Concluding with solutions: personnel, tactics and transfers
A change of shape could help Liverpool as it did Manchester City. By changing the arrangement of the midfield from a '1-2' to a more fixed '2-1', Klopp could get extra protection to his central defenders. But of course the problem then is who sits, especially when Fabinho is likely to spend most of the season in defence with Van Dijk and Gomez out. Henderson and Thiago is an option for a double pivot, though neither would be considered a natural 'defensive midfielder' in isolation.
The 4-2-3-1 would give Klopp room to use more attackers. Perhaps Diogo Jota and Roberto Firmino could play together? Or maybe Divock Origi could be used as a more direct outlet? These would be ploys designed to divert defensive attention away from Salah and Mane. But there's a reason Origi has never been a regular starter, and it's just as easy to speculate that Jota and Firmino would get in each other's way rather than complement one another and enhance the overall attacking dynamic.

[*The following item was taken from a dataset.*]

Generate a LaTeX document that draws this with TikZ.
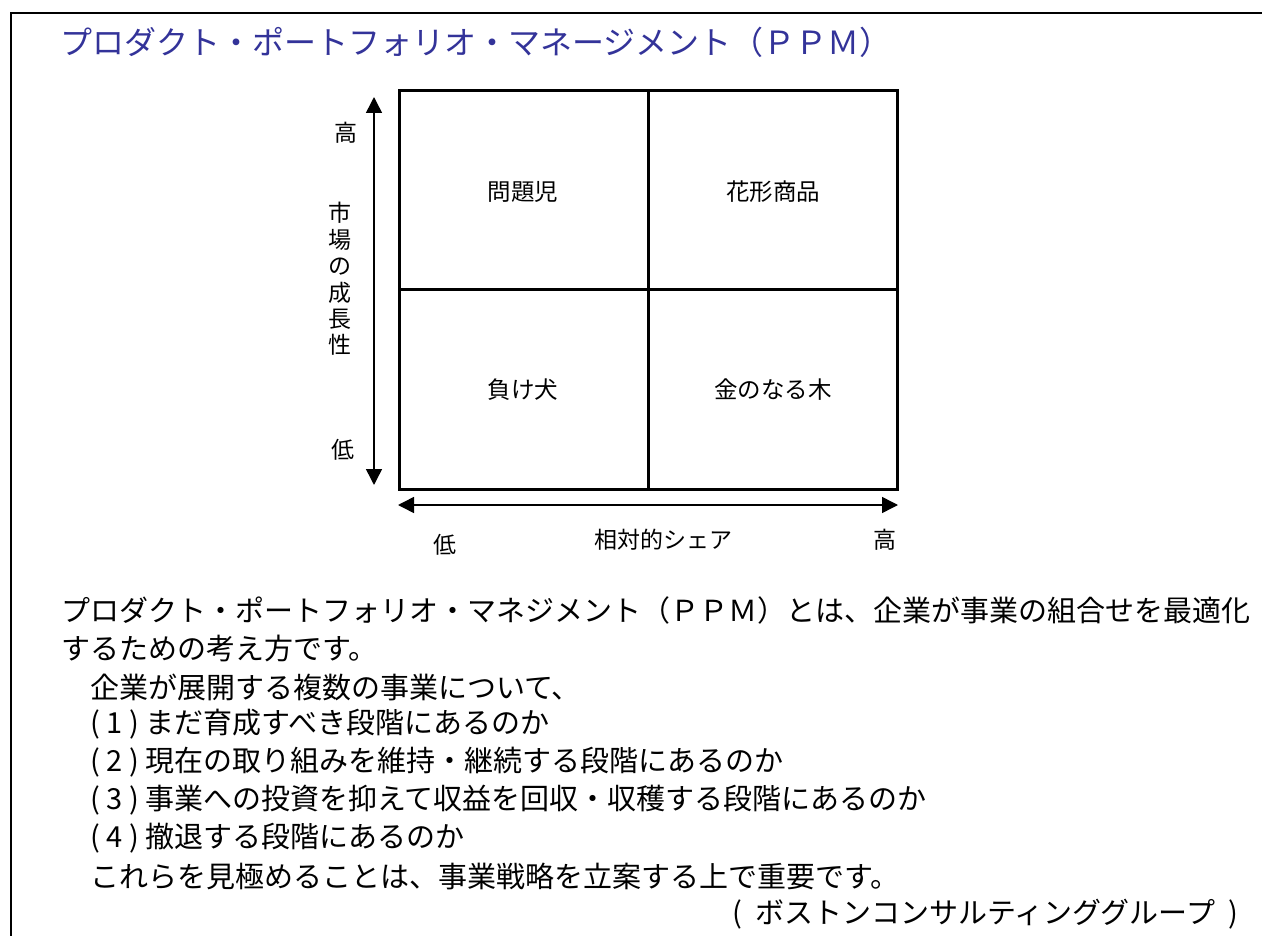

The truth is Liverpool's most obvious solution comes in the January window. With Van Dijk and Gomez out, another centre-back is necessary. This could be back-up, or a partner for Matip to facilitate Fabinho's return to midfield. The latter option is more costly, but it also kills two birds with one stone – ensuring a proper centre-back pair whilst also allowing Liverpool to play their best defensive midfielder in his natural position. No more need for caution to protect a vulnerable defence.
Whatever happens in this window, Liverpool's current run of form is unlikely to last. Eventually, Van Dijk will return and so will Salah's scoring touch. If those two things happen sooner rather than later, Liverpool can get back into pole position in the Premier League's title race.